Dataset records:
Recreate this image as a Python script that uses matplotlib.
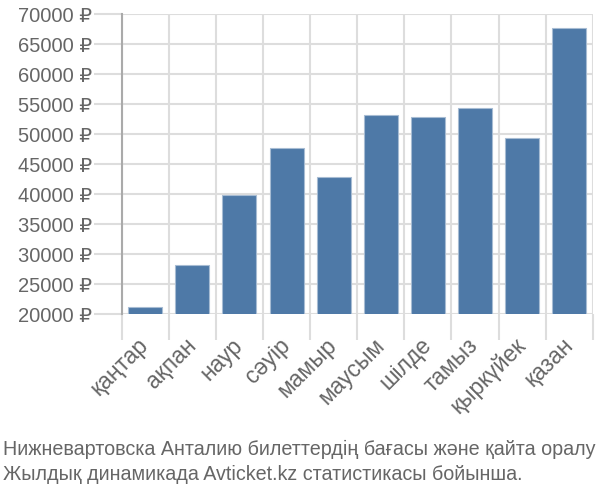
import matplotlib
matplotlib.use("Agg")
import matplotlib.pyplot as plt
from matplotlib.ticker import FuncFormatter, FixedLocator

plt.rcParams['font.family'] = ['Liberation Sans', 'DejaVu Sans']

# months (Kazakh) and average ticket price, rubles
months = ["қаңтар", "ақпан", "наур", "сәуір", "мамыр", "маусым",
          "шілде", "тамыз", "қыркүйек", "қазан"]
prices = [21200, 28100, 39800, 47700, 42900, 53200, 52900, 54300, 49300, 67600]

y_ticks = list(range(20000, 70001, 5000))
caption = ["Нижневартовска Анталию билеттердің бағасы және қайта оралу",
           "Жылдық динамикада Avticket.kz статистикасы бойынша."]

grid_c = "#dddddd"
text_c = "#666666"

fig = plt.figure(figsize=(6, 5), dpi=100)
ax = fig.add_axes([0.2028, 0.372, 0.7852, 0.6])

x = list(range(len(months)))
ax.bar(x, prices, width=0.72, bottom=0, color="#4e79a7",
       edgecolor="#a7bcd3", linewidth=0.8, zorder=3)

ax.set_xlim(-0.5, len(months) - 0.5)
ax.set_ylim(20000, 70000)

# gridlines at category boundaries
bounds = [i - 0.5 for i in range(len(months) + 1)]
ax.xaxis.set_major_locator(FixedLocator(bounds))
ax.xaxis.set_major_formatter(FuncFormatter(lambda v, p: ""))
ax.xaxis.set_minor_locator(FixedLocator(x))
ax.set_xticklabels(months, minor=True, rotation=45, ha="right",
                   va="center", rotation_mode="anchor",
                   fontsize=16.5, color=text_c)
ax.tick_params(axis="x", which="minor", length=0, pad=20)
ax.tick_params(axis="x", which="major", length=19, width=1.5, color=grid_c)

ax.set_yticks(y_ticks)
ax.yaxis.set_major_formatter(FuncFormatter(lambda v, p: f"{int(v)} ₽"))
ax.tick_params(axis="y", length=20, width=1.5, color=grid_c,
               labelsize=14.5, labelcolor=text_c, pad=1)

ax.grid(True, which="major", color=grid_c, linewidth=1.5, zorder=0)
ax.set_axisbelow(True)

for s in ["top", "right", "bottom"]:
    ax.spines[s].set_visible(False)
ax.spines["left"].set_color("#aaaaaa")
ax.spines["left"].set_linewidth(1.5)
ax.xaxis.get_major_ticks()[0].tick1line.set_color("#aaaaaa")

fig.text(0.005, 0.09, caption[0], fontsize=14.2, color=text_c,
         ha="left", va="baseline")
fig.text(0.005, 0.04, caption[1], fontsize=14.2, color=text_c,
         ha="left", va="baseline")

fig.savefig("out.png", dpi=100)
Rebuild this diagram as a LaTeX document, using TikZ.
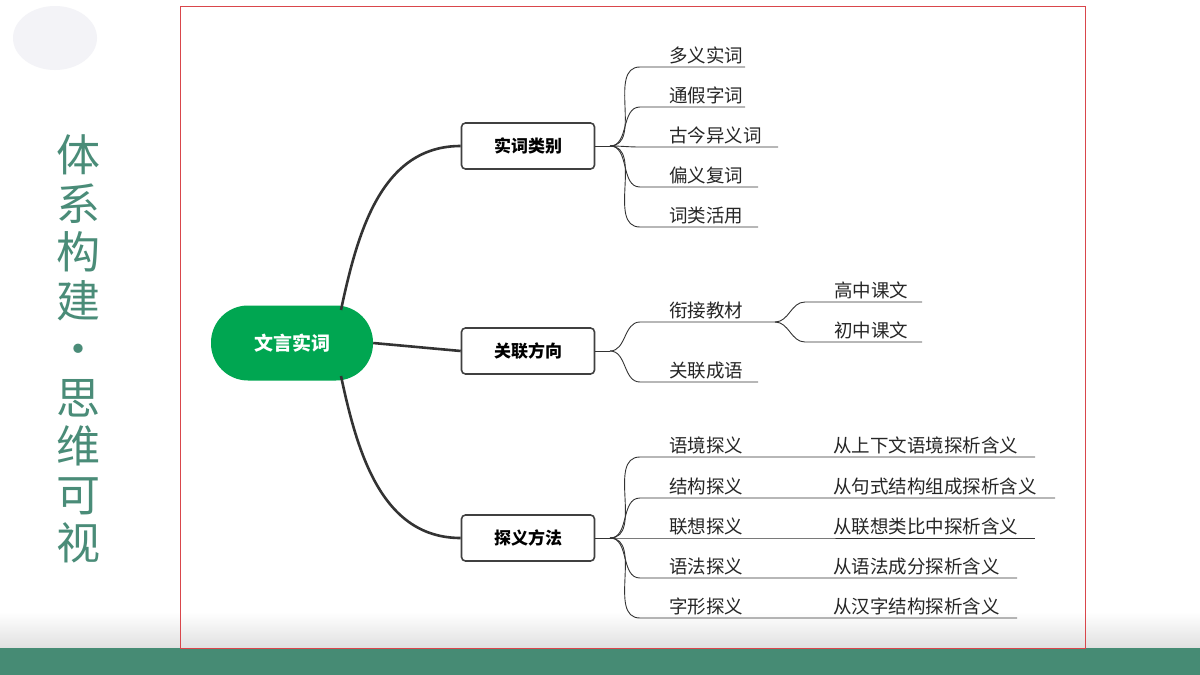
\documentclass[tikz,border=0pt]{standalone}
\usepackage{fontspec}
\setmainfont{Noto Sans CJK SC}
\usetikzlibrary{positioning}
\definecolor{rootGreen}{HTML}{00A651}
\definecolor{bandTeal}{HTML}{468B74}
\definecolor{titleTeal}{HTML}{4A8C78}
\definecolor{frameRed}{HTML}{D9464B}
\tikzstyle{topic} = [rectangle, rounded corners=4pt, draw=black!75, line width=1.6pt, minimum width=133pt, minimum height=46pt, fill=white, font=\fontsize{17}{20}\selectfont\bfseries]
\tikzstyle{root} = [rectangle, rounded corners=37pt, fill=rootGreen, text=white, minimum width=162pt, minimum height=75pt, font=\fontsize{19}{22}\selectfont\bfseries]
\tikzstyle{leaf} = [anchor=south west, inner xsep=29pt, inner ysep=3pt, font=\fontsize{18.5}{21}\selectfont, text=black!85]
\tikzstyle{trunk} = [line width=2.6pt, draw=black!80]
\tikzstyle{twig} = [line width=0.9pt, draw=black!80]

\begin{document}
\begin{tikzpicture}[x=1pt, y=-1pt]
\useasboundingbox (0,0) rectangle (1200,675);

% Background
\fill[white] (0,0) rectangle (1200,675);
\fill[blue!20!gray!8] (55,38) ellipse [x radius=42, y radius=32];
\shade[top color=white, bottom color=black!12] (0,612) rectangle (1200,648);
\fill[bandTeal] (0,648) rectangle (1200,675);
\draw[frameRed, line width=0.8pt] (180,6) rectangle (1085,648);
\node (title) [text=titleTeal, align=center, font=\fontsize{44}{48.5}\selectfont] at (78,349) {体\\系\\构\\建\\·\\思\\维\\可\\视};

% Nodes
\node (root) [root] at (292,343) {文言实词};
\node (catBox) [topic] at (528,146) {实词类别};
\node (linkBox) [topic] at (528,351) {关联方向};
\node (methodBox) [topic] at (528,538) {探义方法};
\coordinate (rootUp) at (341,310);
\coordinate (rootDown) at (341,376);
\coordinate (catJoint) at (610,146);
\coordinate (linkJoint) at (610,351);
\coordinate (methodJoint) at (610,538);

% Trunks
\draw[trunk] (rootUp) to[out=78, in=180] (catBox.west);
\draw[trunk] (root.east) -- (linkBox.west);
\draw[trunk] (rootDown) to[out=-78, in=180] (methodBox.west);
\draw[twig] (catBox) -- (catJoint);
\draw[twig] (linkBox) -- (linkJoint);
\draw[twig] (methodBox) -- (methodJoint);

% Category leaves
\foreach \t/\y/\e [count=\i] in {多义实词/67/745, 通假字词/107/745, 古今异义词/147/778, 偏义复词/187/758, 词类活用/227/758} {
  \node (cat\i) [leaf] at (640,\y) {\t};
  \coordinate (catEnd\i) at (\e,\y);
  \draw[twig] (catJoint) to[out=0, in=180] (cat\i.south west) -- (catEnd\i);
}

% Link leaves
\node (bridge) [leaf] at (640,322) {衔接教材};
\coordinate (bridgeEnd) at (775,322);
\draw[twig] (linkJoint) to[out=0, in=180] (bridge.south west) -- (bridgeEnd);
\foreach \t/\y [count=\i] in {高中课文/302, 初中课文/342} {
  \node (text\i) [leaf] at (805,\y) {\t};
  \coordinate (textEnd\i) at (922,\y);
  \draw[twig] (bridgeEnd) to[out=0, in=180] (text\i.south west) -- (textEnd\i);
}
\node (idiom) [leaf] at (640,382) {关联成语};
\coordinate (idiomEnd) at (758,382);
\draw[twig] (linkJoint) to[out=0, in=180] (idiom.south west) -- (idiomEnd);

% Method leaves
\foreach \t/\d/\y/\e [count=\i] in {语境探义/从上下文语境探析含义/457/1035, 结构探义/从句式结构组成探析含义/498/1055, 联想探义/从联想类比中探析含义/538/1035, 语法探义/从语法成分探析含义/578/1017, 字形探义/从汉字结构探析含义/618/1017} {
  \node (way\i) [leaf] at (640,\y) {\t};
  \node (note\i) [leaf] at (804,\y) {\d};
  \coordinate (wayEnd\i) at (\e,\y);
  \draw[twig] (methodJoint) to[out=0, in=180] (way\i.south west) -- (wayEnd\i);
}

\end{tikzpicture}
\end{document}
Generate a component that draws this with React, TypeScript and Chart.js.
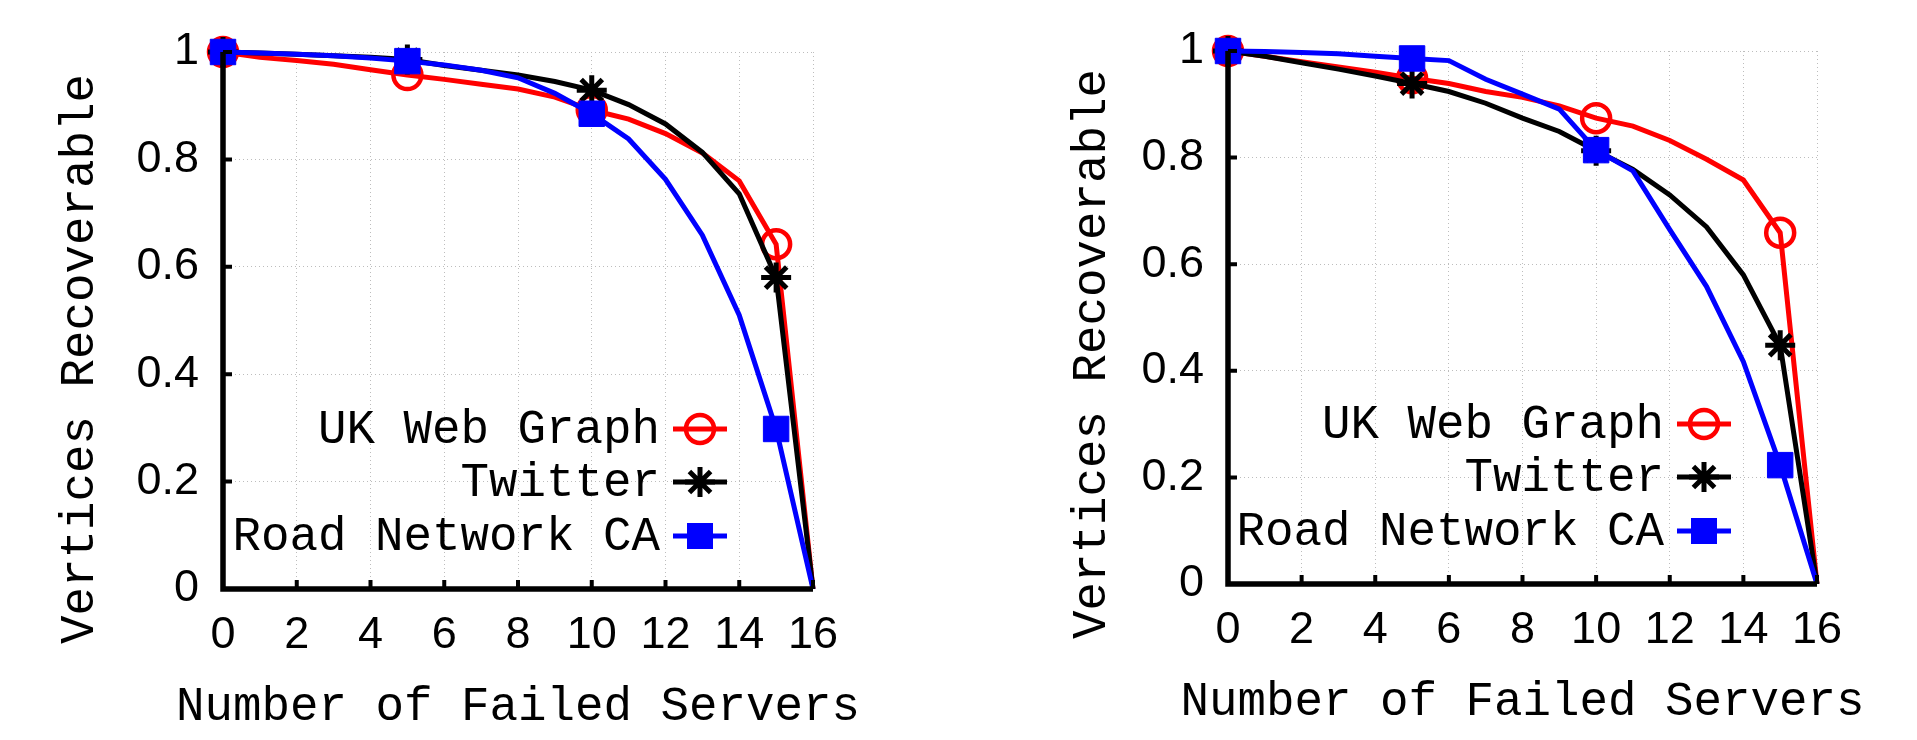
import React, { useEffect, useRef } from 'react';
import { Chart, registerables } from 'chart.js';

Chart.register(...registerables);

// ---------- data ----------
const failedServers = [0, 1, 2, 3, 4, 5, 6, 7, 8, 9, 10, 11, 12, 13, 14, 15, 16];
const xTickValues = [0, 2, 4, 6, 8, 10, 12, 14, 16];
const xTickLabels = ['0', '2', '4', '6', '8', '10', '12', '14', '16'];
const yTickValues = [0, 0.2, 0.4, 0.6, 0.8, 1];
const yTickLabels = ['0', '0.2', '0.4', '0.6', '0.8', '1'];
const seriesNames = ['UK Web Graph', 'Twitter', 'Road Network CA'];
const xAxisTitle = 'Number of Failed Servers';
const yAxisTitle = 'Vertices Recoverable';

// left panel
const leftUK = [1.0, 0.99, 0.984, 0.977, 0.967, 0.957, 0.949, 0.94, 0.931, 0.916, 0.892, 0.875, 0.848, 0.812, 0.76, 0.642, 0];
const leftTwitter = [1.0, 0.998, 0.996, 0.993, 0.99, 0.986, 0.975, 0.966, 0.957, 0.945, 0.929, 0.902, 0.866, 0.813, 0.736, 0.58, 0];
const leftRoad = [1.0, 0.998, 0.996, 0.993, 0.989, 0.983, 0.976, 0.966, 0.952, 0.923, 0.885, 0.838, 0.763, 0.659, 0.51, 0.298, 0];

// right panel
const rightUK = [1.0, 0.99, 0.98, 0.97, 0.96, 0.949, 0.939, 0.924, 0.913, 0.897, 0.874, 0.859, 0.832, 0.797, 0.758, 0.659, 0];
const rightTwitter = [1.0, 0.99, 0.978, 0.966, 0.953, 0.939, 0.924, 0.902, 0.874, 0.849, 0.813, 0.778, 0.73, 0.67, 0.58, 0.448, 0];
const rightRoad = [1.0, 0.999, 0.997, 0.995, 0.99, 0.986, 0.982, 0.947, 0.919, 0.891, 0.814, 0.775, 0.665, 0.558, 0.417, 0.223, 0];

// ---------- styles ----------
const COLORS = ['#ff0000', '#000000', '#0000ff'];
const POINT_STYLES = ['circle', 'star', 'rect'];
const POINT_RADII = [14, 15, 18];
const POINT_BORDER = [4.5, 5, 1];
const LINE_WIDTH = 5;
const TICK_FONT = '"Liberation Sans", Arial, Helvetica, sans-serif';
const MONO_FONT = '"Courier New", Courier, "Nimbus Mono PS", "Nimbus Mono L", FreeMono, "Liberation Mono", monospace';
const MONO_SIZE = 47.5;

type PanelCfg = {
  left: number;
  width: number;
  plotLeft: number;
  plotRight: number;
  plotTop: number;
  plotBottom: number;
  yTitleOffset: number;
  xTitleOffset: number;
};

const panels: PanelCfg[] = [
  { left: 0, width: 958, plotLeft: 223, plotRight: 813, plotTop: 52, plotBottom: 589, yTitleOffset: 130, xTitleOffset: 131 },
  { left: 958, width: 959, plotLeft: 270, plotRight: 859, plotTop: 51, plotBottom: 584, yTitleOffset: 123, xTitleOffset: 131 },
];

function drawMarker(ctx: CanvasRenderingContext2D, i: number, x: number, y: number) {
  ctx.save();
  ctx.strokeStyle = COLORS[i];
  ctx.fillStyle = COLORS[i];
  if (i === 0) {
    ctx.lineWidth = 4.5;
    ctx.beginPath();
    ctx.arc(x, y, 14, 0, Math.PI * 2);
    ctx.stroke();
  } else if (i === 1) {
    ctx.lineWidth = 5;
    const r = 15;
    const d = r * Math.SQRT1_2;
    ctx.beginPath();
    ctx.moveTo(x - r, y); ctx.lineTo(x + r, y);
    ctx.moveTo(x, y - r); ctx.lineTo(x, y + r);
    ctx.moveTo(x - d, y - d); ctx.lineTo(x + d, y + d);
    ctx.moveTo(x - d, y + d); ctx.lineTo(x + d, y - d);
    ctx.stroke();
  } else {
    ctx.fillRect(x - 13, y - 13, 26, 26);
  }
  ctx.restore();
}

const decorPlugin = {
  id: 'decor',
  afterDatasetsDraw(chart: any, _args: any, opts: any) {
    const { ctx, chartArea: a, scales } = chart;
    const p: PanelCfg = opts.panel;
    ctx.save();
    // axis lines (drawn on top of data)
    ctx.strokeStyle = '#000';
    ctx.lineWidth = 5.5;
    ctx.lineJoin = 'miter';
    ctx.beginPath();
    ctx.moveTo(a.left, a.top);
    ctx.lineTo(a.left, a.bottom);
    ctx.lineTo(a.right, a.bottom);
    ctx.stroke();
    // inward ticks
    ctx.lineWidth = 4;
    ctx.beginPath();
    yTickValues.forEach((v) => {
      if (v === 0) return;
      const y = scales.y.getPixelForValue(v);
      ctx.moveTo(a.left, y);
      ctx.lineTo(a.left + 9, y);
    });
    xTickValues.forEach((v) => {
      if (v === 0) return;
      const x = scales.x.getPixelForValue(v);
      ctx.moveTo(x, a.bottom);
      ctx.lineTo(x, a.bottom - 9);
    });
    ctx.stroke();

    // axis titles
    ctx.fillStyle = '#000';
    ctx.font = `${MONO_SIZE}px ${MONO_FONT}`;
    ctx.textAlign = 'center';
    ctx.textBaseline = 'alphabetic';
    ctx.fillText(xAxisTitle, (a.left + a.right) / 2, a.bottom + p.xTitleOffset);
    ctx.save();
    ctx.translate(a.left - p.yTitleOffset, a.bottom - 230);
    ctx.rotate(-Math.PI / 2);
    ctx.fillText(yAxisTitle, 0, 0);
    ctx.restore();

    // legend
    const rowOffsets = [160, 107, 53];
    seriesNames.forEach((name, i) => {
      const y = a.bottom - rowOffsets[i];
      ctx.fillStyle = '#000';
      ctx.textAlign = 'right';
      ctx.textBaseline = 'alphabetic';
      ctx.fillText(name, a.right - 153, y + 14);
      ctx.strokeStyle = COLORS[i];
      ctx.lineWidth = LINE_WIDTH;
      ctx.beginPath();
      ctx.moveTo(a.right - 140, y);
      ctx.lineTo(a.right - 86, y);
      ctx.stroke();
      drawMarker(ctx, i, a.right - 113, y);
    });
    ctx.restore();
  },
};

function buildConfig(p: PanelCfg, series: number[][]): any {
  const datasets = series.map((vals, i) => ({
    label: seriesNames[i],
    data: failedServers.map((x, j) => ({ x, y: vals[j] })),
    borderColor: COLORS[i],
    backgroundColor: COLORS[i],
    borderWidth: LINE_WIDTH,
    tension: 0,
    fill: false,
    clip: false,
    order: 3 - i,
    pointStyle: POINT_STYLES[i],
    pointRadius: (c: any) => (c.dataIndex % 5 === 0 ? POINT_RADII[i] : 0),
    pointHoverRadius: (c: any) => (c.dataIndex % 5 === 0 ? POINT_RADII[i] : 0),
    pointBorderWidth: POINT_BORDER[i],
    pointBorderColor: COLORS[i],
    pointBackgroundColor: i === 0 ? 'rgba(0,0,0,0)' : COLORS[i],
  }));

  const gridCommon = { color: '#bdbdbd', lineWidth: 1, drawTicks: false };

  return {
    type: 'line',
    data: { datasets },
    plugins: [decorPlugin],
    options: {
      animation: false,
      responsive: false,
      devicePixelRatio: 1,
      events: [],
      layout: {
        padding: { left: 0, top: p.plotTop, right: p.width - p.plotRight, bottom: 0 },
      },
      plugins: {
        legend: { display: false },
        tooltip: { enabled: false },
        title: { display: false },
        decor: { panel: p },
      },
      scales: {
        x: {
          type: 'linear',
          min: 0,
          max: 16,
          afterBuildTicks: (s: any) => {
            s.ticks = xTickValues.map((v) => ({ value: v }));
          },
          afterFit: (s: any) => {
            s.height = 740 - p.plotBottom;
          },
          ticks: {
            autoSkip: false,
            maxRotation: 0,
            padding: 20,
            color: '#000',
            font: { family: TICK_FONT, size: 45 },
            callback: (v: number) => xTickLabels[xTickValues.indexOf(v)],
          },
          grid: gridCommon,
          border: { display: false, dash: [1, 3] },
        },
        y: {
          type: 'linear',
          min: 0,
          max: 1,
          afterBuildTicks: (s: any) => {
            s.ticks = yTickValues.map((v) => ({ value: v }));
          },
          afterFit: (s: any) => {
            s.width = p.plotLeft;
          },
          ticks: {
            padding: 24,
            color: '#000',
            font: { family: TICK_FONT, size: 45 },
            callback: (v: number) => yTickLabels[yTickValues.indexOf(v)],
          },
          grid: gridCommon,
          border: { display: false, dash: [1, 3] },
        },
      },
    },
  };
}

function Panel({ p, series }: { p: PanelCfg; series: number[][] }) {
  const ref = useRef<HTMLCanvasElement>(null);
  useEffect(() => {
    const chart = new Chart(ref.current as HTMLCanvasElement, buildConfig(p, series));
    return () => chart.destroy();
  }, []);
  return (
    <canvas
      ref={ref}
      width={p.width}
      height={740}
      style={{ position: 'absolute', left: p.left, top: 0, width: p.width, height: 740, display: 'block' }}
    />
  );
}

export default function App() {
  return (
    <div style={{ position: 'absolute', left: 0, top: 0, width: 1917, height: 740, background: '#fff', overflow: 'hidden' }}>
      <Panel p={panels[0]} series={[leftUK, leftTwitter, leftRoad]} />
      <Panel p={panels[1]} series={[rightUK, rightTwitter, rightRoad]} />
    </div>
  );
}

◆ **EXERCISE**
Transcribe only the lines above that start at the line containing "Generate a component" and end at the line containing "Chart.register(...registerables);". Omit pictures.

◆ **ANSWER TO THIS PROBLEM**
Generate a component that draws this with React, TypeScript and Chart.js.
import React, { useEffect, useRef } from 'react';
import { Chart, registerables } from 'chart.js';

Chart.register(...registerables);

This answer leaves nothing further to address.